Be careful not to over-apply the glue, since we will be gluing and clamping it all at once. You do not want to accidentally glue together parts that should be able to be removable.
1) Glue the small rectangle with the PCB outline holes to the base. To keep this center, place the base-sized rectangle it was cut from around it. Align this with the base layer.
2) Apply glue, then place the thin frame (inner dimensions = stencil size, outer dimensions = base size). Align with the base.
3) Apply glue, then place the smaller thin frame (OD = stencil size) with glue facing up.
4) Place the final wider frame on top.
5) Sandwich all four layers between two larger pieces of wood and clamp at each of the four corners. This could also be done with any larger flat objects such as a table & heavy books. Wait until dry as per the instructions on glue container.
Step 13: Sand the Jig to Be Flush With the PCBs
The stencil should sit perfectly flat from above the PCBs to above the wood that holds them in place. This is crucial so the solder paste can be applied in a smooth stencil-thick layer.
So place your PCBs in their holes. If they are too low, too much solder paste could be applied. If they are too high, the stencil will take a lot more wear and tear.
To level them you can either 1) sand the wood to even with the PCB surface or 2) add a riser in the hole below the PCB.
Step 14: How It Works:
Here is how my jig functions:
Step 1: Place one face-up RoboRoach PCB in each of the 8 holes and then place the tray bottom.
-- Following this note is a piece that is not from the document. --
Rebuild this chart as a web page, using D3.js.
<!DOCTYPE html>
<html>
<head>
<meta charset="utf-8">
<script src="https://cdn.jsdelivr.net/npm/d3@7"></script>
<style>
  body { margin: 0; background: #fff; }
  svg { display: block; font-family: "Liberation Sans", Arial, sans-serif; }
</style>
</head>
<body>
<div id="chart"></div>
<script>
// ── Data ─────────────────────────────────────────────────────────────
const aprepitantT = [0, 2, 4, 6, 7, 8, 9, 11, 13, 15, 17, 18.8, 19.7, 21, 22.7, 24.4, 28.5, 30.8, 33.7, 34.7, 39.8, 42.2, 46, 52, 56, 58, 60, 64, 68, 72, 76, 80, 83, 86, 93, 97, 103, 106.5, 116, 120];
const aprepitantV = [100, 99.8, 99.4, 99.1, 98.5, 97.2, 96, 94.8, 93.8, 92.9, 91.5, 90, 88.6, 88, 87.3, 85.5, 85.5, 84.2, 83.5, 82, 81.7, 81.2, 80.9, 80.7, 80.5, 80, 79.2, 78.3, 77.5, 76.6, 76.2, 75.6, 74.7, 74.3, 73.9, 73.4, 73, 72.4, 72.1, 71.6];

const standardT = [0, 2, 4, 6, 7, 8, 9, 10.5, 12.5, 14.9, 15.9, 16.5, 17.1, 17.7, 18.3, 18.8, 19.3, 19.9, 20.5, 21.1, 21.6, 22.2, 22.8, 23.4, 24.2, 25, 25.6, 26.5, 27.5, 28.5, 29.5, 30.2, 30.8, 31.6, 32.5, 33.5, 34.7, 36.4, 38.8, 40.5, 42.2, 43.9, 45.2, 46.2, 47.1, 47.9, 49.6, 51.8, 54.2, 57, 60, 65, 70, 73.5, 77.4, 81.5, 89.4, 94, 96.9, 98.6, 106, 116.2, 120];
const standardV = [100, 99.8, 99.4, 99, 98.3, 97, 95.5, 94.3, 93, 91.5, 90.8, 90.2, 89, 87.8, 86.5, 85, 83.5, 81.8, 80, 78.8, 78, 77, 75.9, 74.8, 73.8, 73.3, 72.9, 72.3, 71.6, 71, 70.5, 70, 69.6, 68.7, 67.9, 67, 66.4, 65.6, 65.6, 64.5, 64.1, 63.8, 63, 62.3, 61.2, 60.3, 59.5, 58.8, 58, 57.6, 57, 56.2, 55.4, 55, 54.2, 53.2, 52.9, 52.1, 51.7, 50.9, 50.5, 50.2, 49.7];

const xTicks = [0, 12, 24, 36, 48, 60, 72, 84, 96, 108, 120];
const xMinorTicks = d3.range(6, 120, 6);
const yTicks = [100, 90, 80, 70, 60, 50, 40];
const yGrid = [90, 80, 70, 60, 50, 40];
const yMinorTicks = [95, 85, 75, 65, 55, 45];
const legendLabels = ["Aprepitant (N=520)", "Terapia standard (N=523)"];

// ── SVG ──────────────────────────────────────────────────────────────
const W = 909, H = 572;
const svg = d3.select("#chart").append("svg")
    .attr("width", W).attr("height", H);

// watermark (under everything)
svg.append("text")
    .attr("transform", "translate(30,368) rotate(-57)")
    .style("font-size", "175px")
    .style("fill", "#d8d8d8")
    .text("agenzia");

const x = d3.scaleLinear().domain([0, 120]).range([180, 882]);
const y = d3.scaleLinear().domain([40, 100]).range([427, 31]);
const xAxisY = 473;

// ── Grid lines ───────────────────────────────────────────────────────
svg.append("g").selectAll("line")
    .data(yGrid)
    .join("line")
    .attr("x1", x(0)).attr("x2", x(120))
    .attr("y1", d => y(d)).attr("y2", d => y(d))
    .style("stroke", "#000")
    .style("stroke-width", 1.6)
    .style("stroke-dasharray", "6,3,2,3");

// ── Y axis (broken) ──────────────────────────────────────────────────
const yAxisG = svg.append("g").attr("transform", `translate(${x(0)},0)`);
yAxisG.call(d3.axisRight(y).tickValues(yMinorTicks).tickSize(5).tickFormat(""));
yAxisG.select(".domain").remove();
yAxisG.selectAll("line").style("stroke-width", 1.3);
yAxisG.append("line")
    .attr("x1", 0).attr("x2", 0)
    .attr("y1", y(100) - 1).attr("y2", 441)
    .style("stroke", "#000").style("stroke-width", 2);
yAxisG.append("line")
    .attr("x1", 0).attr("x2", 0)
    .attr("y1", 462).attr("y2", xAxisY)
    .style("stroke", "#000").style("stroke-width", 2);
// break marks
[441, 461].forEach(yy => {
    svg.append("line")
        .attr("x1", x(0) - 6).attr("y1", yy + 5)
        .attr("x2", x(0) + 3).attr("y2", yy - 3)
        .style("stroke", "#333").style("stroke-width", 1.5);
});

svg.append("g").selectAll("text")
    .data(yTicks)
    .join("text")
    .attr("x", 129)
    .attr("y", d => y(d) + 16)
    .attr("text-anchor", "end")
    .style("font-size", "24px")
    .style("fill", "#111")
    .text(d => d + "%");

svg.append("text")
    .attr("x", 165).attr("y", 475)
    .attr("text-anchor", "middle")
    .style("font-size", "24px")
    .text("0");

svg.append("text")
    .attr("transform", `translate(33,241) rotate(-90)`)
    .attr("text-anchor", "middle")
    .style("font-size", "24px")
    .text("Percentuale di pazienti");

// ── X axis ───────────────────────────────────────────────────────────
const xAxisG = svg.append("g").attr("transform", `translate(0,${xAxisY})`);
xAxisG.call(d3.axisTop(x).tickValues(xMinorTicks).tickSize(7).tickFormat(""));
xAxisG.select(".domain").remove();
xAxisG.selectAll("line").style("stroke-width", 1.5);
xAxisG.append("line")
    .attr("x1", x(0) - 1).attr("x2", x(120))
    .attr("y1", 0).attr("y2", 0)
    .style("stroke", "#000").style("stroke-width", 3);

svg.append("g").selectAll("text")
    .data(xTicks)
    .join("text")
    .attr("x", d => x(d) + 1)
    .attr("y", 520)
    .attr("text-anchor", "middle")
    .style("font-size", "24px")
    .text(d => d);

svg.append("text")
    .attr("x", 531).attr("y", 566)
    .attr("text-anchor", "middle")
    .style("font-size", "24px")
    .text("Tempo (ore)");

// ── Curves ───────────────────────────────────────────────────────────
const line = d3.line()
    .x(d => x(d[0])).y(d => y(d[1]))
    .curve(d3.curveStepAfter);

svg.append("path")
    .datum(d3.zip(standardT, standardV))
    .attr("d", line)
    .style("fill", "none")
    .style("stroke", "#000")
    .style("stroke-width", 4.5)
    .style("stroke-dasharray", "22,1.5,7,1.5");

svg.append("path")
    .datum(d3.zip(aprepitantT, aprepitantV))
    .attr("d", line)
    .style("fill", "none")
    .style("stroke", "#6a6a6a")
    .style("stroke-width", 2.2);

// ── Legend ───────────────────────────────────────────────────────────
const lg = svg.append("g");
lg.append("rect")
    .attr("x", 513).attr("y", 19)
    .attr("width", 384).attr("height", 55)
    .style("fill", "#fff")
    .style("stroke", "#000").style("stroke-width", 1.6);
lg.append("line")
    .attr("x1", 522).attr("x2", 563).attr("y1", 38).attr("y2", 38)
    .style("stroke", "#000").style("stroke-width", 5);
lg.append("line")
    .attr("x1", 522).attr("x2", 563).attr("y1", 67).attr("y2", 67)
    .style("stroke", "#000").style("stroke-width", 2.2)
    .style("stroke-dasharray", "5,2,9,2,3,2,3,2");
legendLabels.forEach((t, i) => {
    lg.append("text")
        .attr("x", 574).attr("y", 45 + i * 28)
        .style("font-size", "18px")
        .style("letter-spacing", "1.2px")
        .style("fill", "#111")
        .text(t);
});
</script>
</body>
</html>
Step 2: Place the stencil into the tray.
Step 3: Place the tray top.
Step 4: Apply a line of solder paste adjacent to the left side of each trace. (the photo below doesn't quite represent how much solder paste to use. I only had a syringe at the time, I would highly recommend jar paste for this process)
Step 5: Using an id (or some type of plastic card with a straight edge), squeegee the solder paste over the holes, making sure to cover them all evenly.
Step 6: Lift the tray (both tray bottom and tray top) up and off.
Step 7: Populate the PCB with its components.
Step 8: Reflow using modified toaster oven.